There is a deliberate boundary here, and it is central to the accountability question. The automated system judges only positional offside, meaning where a player is standing. It does not decide interference, the subjective question of whether an offside player actually affected play. That call still belongs to a human.

Why are referees wearing body cameras?

For the first time, referees will wear body cameras across all 104 matches, and the first-person feed can be cut into the broadcast. Raw head-mounted footage is effectively unwatchable because it shakes with every stride, so FIFA runs the video through AI stabilization that smooths the motion in real time. The promise to viewers is a referee's-eye view of close incidents and, FIFA argues, more transparency into how a decision was reached.

What do the 3D avatars and AI fan features add?

The same tracking that powers offside also drives what you see on the replay. Every player is 3D-scanned before the tournament, and those avatars are rendered into lifelike graphics that reconstruct an offside call on stadium screens and in the global broadcast, so a complex decision becomes legible in one clip.

The technology giants have built a second-screen layer on top. Google is putting its Gemini AI at the center of the fan experience, with live scores on phone lock screens and AI-generated match visuals. Lenovo is running digital twins of all 16 stadiums for crowd and security management and is giving all 48 teams access to a "Football AI Pro" analytics tool trained on more than 2,000 football-specific metrics, as Fortune reported.

Who is responsible when the technology gets a call wrong?
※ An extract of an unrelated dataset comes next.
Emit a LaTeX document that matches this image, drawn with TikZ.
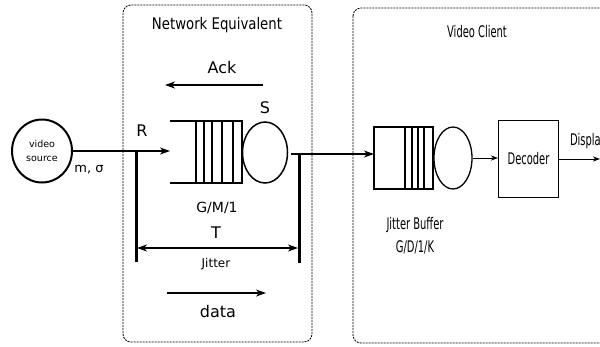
\documentclass[tikz,border=0pt]{standalone}
\usepackage{fontspec}
\setmainfont{DejaVu Sans}
\newfontfamily\netfont{DejaVu Sans}[FakeStretch=0.83]
\newfontfamily\clientfont{DejaVu Sans}[FakeStretch=0.62]
\usetikzlibrary{arrows.meta,shapes.geometric}

\begin{document}
\begin{tikzpicture}[x=1pt, y=-1pt, line width=2pt,
    >={Stealth[length=10pt,width=7pt,inset=3pt]}]


\tikzstyle{region} = [draw, rounded corners=8pt, line width=0.8pt, dash pattern=on 2pt off 1pt]
\tikzstyle{server} = [ellipse, draw, inner sep=0pt]
\tikzstyle{label} = [inner sep=0pt]
\tikzstyle{thin} = [line width=1pt, >={Stealth[length=7pt,width=5pt,inset=2pt]}]

\useasboundingbox (0,0) rectangle (600,346);
\clip (0,0) rectangle (600,346);

% the two dashed regions
\draw[region] (123,5) rectangle (312,342);
\draw[region] (353,8) rectangle (620,343);

\node[label, font=\netfont\fontsize{16}{18}\selectfont] at (217,25) (nettitle) {Network Equivalent};
\node[label, font=\clientfont\fontsize{16}{18}\selectfont] at (477,32) (clienttitle) {Video Client};


\node[server, minimum width=60, minimum height=63, align=center, font=\fontsize{9.5}{14}\selectfont] at (42,151) (src) {video\\source};

% network queue G/M/1
\draw (170,121) -- (242,121) -- (242,183) -- (170,183);
\foreach \x in {196,204,212,222,233}
  \draw[line width=1.5pt] (\x,121) -- (\x,183);
\node[server, line width=1.5pt, minimum width=45, minimum height=61] at (265,152.5) (srv) {};

\coordinate (qin) at (170,151);
\coordinate (qout) at (291,154);
\coordinate (rtop) at (136,151);
\coordinate (rbot) at (136,262);
\coordinate (stop) at (299,154);
\coordinate (sbot) at (299,263);
\coordinate (ackr) at (263,85);
\coordinate (ackl) at (165,85);
\coordinate (tl) at (137,248);
\coordinate (tr) at (298,248);
\coordinate (datal) at (167,293);
\coordinate (datar) at (266,293);

\node[label, font=\fontsize{16}{18}\selectfont] at (222,68) (ack) {Ack};
\node[label, font=\fontsize{16}{18}\selectfont] at (265,108) (slabel) {S};
\node[label, font=\fontsize{16}{18}\selectfont] at (142,131) (rlabel) {R};
\node[label, font=\fontsize{13}{15}\selectfont] at (89,170) (msigma) {m, σ};
\node[label, font=\fontsize{14}{16}\selectfont] at (217,208) (gm1) {G/M/1};
\node[label, font=\fontsize{16}{18}\selectfont] at (216,233) (tlabel) {T};
\node[label, font=\fontsize{12}{14}\selectfont] at (216,264) (jitter) {Jitter};
\node[label, font=\fontsize{16}{18}\selectfont] at (218,312) (data) {data};

% video client
\node[draw, line width=1.3pt, minimum width=59, minimum height=62, inner sep=0pt] at (403.5,158) (jb) {};
\foreach \x in {405,412,418,424}
  \draw[line width=1.3pt] (\x,127) -- (\x,189);
\node[server, line width=1.3pt, minimum width=38, minimum height=62] at (453,158) (jbsrv) {};
\node[draw, line width=1pt, minimum width=60, minimum height=77, font=\clientfont\fontsize{16}{18}\selectfont] at (528.5,158.5) (dec) {Decoder};
\coordinate (jbin) at (374,154);
\coordinate (disp) at (600,159);

\node[label, align=center, font=\clientfont\fontsize{16}{23}\selectfont] at (415,236) (jblabel) {Jitter Buffer\\G/D/1/K};
\node[label, anchor=west, font=\clientfont\fontsize{16}{18}\selectfont] at (569,141) (displabel) {Display};


\path[->]
  (src.east |- qin) edge (qin)
  (ackr) edge (ackl)
  (datal) edge (datar)
;
\path[<->]
  (tl) edge (tr)
;
\path[line width=3pt]
  (rtop) edge (rbot)
  (stop) edge (sbot)
;
\path[->, line width=1.5pt]
  (qout) edge (jbin)
;
\path[->, thin]
  (jbsrv.east) edge (dec.west |- jbsrv.east)
  (dec.east |- disp) edge (disp)
;


\end{tikzpicture}
\end{document}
The gadgetry tends to skip this question, but the word "semi-automated" is the answer. The technology produces evidence and a recommendation; a person makes the decision. The offside system is intentionally scoped to the one thing a ball sensor and cameras can measure objectively, a player's position at the moment of a kick, and it is walled off from the judgment of whether that player interfered with play. When a disputed call happens, and it will, the accountable party is still the referee, now working with faster and more precise inputs, not an algorithm acting alone.

That scoping is also a quiet statement about the limits of the technology: AI has been trusted with measurement, not with judgment. The hardware raises one more unresolved question, this time about data. Players are 3D-scanned and tracked 50 times a second, and the ball logs every touch, so FIFA and its commercial partners now hold a detailed stream of biometric and performance data. Who owns and benefits from that data is a question the tournament will test in public, even if it never makes the highlight reel.

For viewers, the takeaway is concrete. Offside reviews should be faster and the on-screen explanation clearer, you will get a referee's-eye angle that did not exist before, and when a decision is contested the technology will have narrowed the doubt without removing the human who has to live with the call. The tournament runs June 11 to July 19, 2026.


Frequently Asked Questions

Is the 2026 World Cup using fully automated AI referees?

No. The offside system is semi-automated: AI and sensors measure a player's position and the moment of the kick, but human referees make the final decision, especially on whether an offside player interfered with play.

What is the Adidas Trionda ball and why does it need charging?

The Trionda is the official match ball with a 500Hz inertial measurement unit inside that records every touch and the precise point of a kick. Because the sensor runs on a battery, the ball has to be charged before matches, a first for a World Cup ball.

How is offside faster than at the 2022 World Cup?

Cameras track 29 body points 50 times a second and combine that with the ball's kick data to draw the offside line automatically. Clear positional offsides are now sent directly to on-field officials, including the assistant referee's earpiece, rather than waiting on a separate VAR review.

What do referee body cameras show viewers?

They provide a stabilized first-person view from the referee for all 104 matches. AI software smooths the shaky head-mounted footage in real time so broadcasters can show a referee's-eye angle on close incidents.